THE EXERCISE: Retype the listing below line for line, but only from the line with "Write the seaborn" down to the line with "df = pd.DataFrame(rows)", inclusive. Pictures stay out.

MATERIAL SHOWN:
----
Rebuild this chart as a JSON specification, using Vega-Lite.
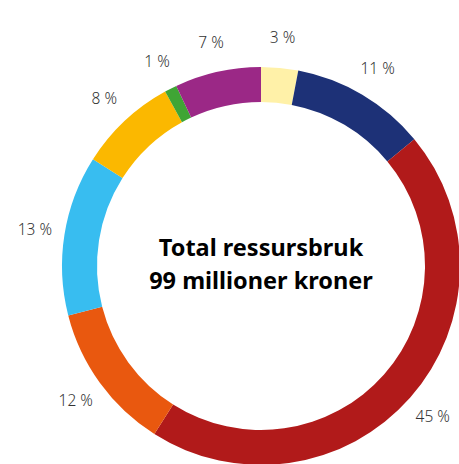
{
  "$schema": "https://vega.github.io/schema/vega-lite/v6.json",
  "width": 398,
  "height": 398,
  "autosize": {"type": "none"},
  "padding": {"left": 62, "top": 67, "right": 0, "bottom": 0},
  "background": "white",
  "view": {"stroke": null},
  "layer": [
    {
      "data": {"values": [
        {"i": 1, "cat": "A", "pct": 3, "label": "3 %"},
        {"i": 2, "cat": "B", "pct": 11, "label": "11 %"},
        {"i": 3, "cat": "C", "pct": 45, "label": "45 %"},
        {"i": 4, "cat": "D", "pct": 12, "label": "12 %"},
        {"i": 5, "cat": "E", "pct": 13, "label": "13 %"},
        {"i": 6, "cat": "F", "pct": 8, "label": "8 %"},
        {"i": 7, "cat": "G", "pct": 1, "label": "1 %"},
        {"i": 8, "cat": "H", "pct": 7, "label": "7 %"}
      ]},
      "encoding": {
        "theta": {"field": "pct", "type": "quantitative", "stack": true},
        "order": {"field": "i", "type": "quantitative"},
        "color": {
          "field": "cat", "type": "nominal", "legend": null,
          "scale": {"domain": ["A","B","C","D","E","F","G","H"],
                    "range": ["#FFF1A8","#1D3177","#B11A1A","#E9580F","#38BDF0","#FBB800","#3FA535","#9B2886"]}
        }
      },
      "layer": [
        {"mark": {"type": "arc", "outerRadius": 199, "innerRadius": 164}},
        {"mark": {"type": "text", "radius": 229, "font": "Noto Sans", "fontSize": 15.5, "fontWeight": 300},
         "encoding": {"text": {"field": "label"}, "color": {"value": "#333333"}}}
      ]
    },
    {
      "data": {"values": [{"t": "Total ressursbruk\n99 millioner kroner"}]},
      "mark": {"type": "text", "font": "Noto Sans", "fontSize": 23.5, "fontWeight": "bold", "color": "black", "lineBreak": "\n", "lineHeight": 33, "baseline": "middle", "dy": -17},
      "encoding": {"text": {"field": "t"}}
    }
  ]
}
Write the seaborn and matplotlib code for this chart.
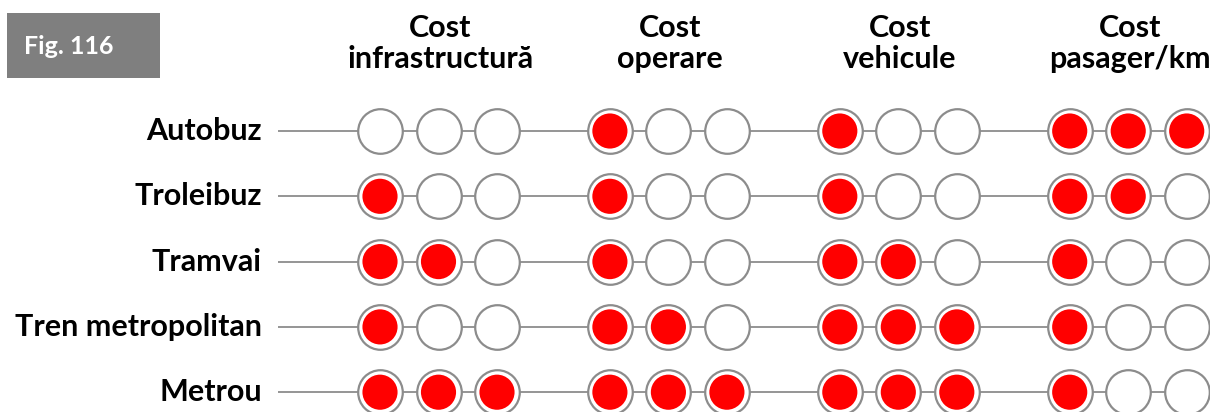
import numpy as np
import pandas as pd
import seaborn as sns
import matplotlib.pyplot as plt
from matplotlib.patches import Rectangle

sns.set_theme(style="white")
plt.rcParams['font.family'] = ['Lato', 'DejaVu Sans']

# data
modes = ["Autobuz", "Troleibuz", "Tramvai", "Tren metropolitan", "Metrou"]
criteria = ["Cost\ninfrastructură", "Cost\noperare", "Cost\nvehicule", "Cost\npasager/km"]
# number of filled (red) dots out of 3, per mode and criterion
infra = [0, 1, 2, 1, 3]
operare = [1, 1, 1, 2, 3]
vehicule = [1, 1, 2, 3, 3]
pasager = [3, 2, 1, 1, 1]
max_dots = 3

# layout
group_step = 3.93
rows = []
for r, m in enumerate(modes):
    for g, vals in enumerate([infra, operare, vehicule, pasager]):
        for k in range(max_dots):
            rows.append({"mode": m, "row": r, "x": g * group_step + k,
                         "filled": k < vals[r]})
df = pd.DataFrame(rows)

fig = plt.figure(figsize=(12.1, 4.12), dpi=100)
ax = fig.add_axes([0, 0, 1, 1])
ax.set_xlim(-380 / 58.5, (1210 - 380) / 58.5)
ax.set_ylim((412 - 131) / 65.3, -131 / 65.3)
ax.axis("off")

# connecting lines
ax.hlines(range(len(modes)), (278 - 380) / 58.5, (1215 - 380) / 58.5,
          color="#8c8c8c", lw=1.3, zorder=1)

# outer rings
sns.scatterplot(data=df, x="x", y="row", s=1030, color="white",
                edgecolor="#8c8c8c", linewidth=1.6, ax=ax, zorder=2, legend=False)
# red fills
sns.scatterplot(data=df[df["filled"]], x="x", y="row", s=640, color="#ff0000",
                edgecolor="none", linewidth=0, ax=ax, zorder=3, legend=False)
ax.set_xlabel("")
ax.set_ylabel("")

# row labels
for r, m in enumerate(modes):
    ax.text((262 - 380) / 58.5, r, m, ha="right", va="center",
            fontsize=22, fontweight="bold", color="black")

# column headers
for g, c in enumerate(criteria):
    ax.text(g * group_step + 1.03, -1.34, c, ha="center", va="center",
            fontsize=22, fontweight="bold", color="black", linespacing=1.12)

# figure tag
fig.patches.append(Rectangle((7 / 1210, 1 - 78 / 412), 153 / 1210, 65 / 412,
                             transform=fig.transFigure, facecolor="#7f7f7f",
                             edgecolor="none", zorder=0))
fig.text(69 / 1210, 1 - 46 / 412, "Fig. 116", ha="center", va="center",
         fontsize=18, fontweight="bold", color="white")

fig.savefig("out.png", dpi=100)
----
REPLY TO THE TASK:
Write the seaborn and matplotlib code for this chart.
import numpy as np
import pandas as pd
import seaborn as sns
import matplotlib.pyplot as plt
from matplotlib.patches import Rectangle

sns.set_theme(style="white")
plt.rcParams['font.family'] = ['Lato', 'DejaVu Sans']

# data
modes = ["Autobuz", "Troleibuz", "Tramvai", "Tren metropolitan", "Metrou"]
criteria = ["Cost\ninfrastructură", "Cost\noperare", "Cost\nvehicule", "Cost\npasager/km"]
# number of filled (red) dots out of 3, per mode and criterion
infra = [0, 1, 2, 1, 3]
operare = [1, 1, 1, 2, 3]
vehicule = [1, 1, 2, 3, 3]
pasager = [3, 2, 1, 1, 1]
max_dots = 3

# layout
group_step = 3.93
rows = []
for r, m in enumerate(modes):
    for g, vals in enumerate([infra, operare, vehicule, pasager]):
        for k in range(max_dots):
            rows.append({"mode": m, "row": r, "x": g * group_step + k,
                         "filled": k < vals[r]})
df = pd.DataFrame(rows)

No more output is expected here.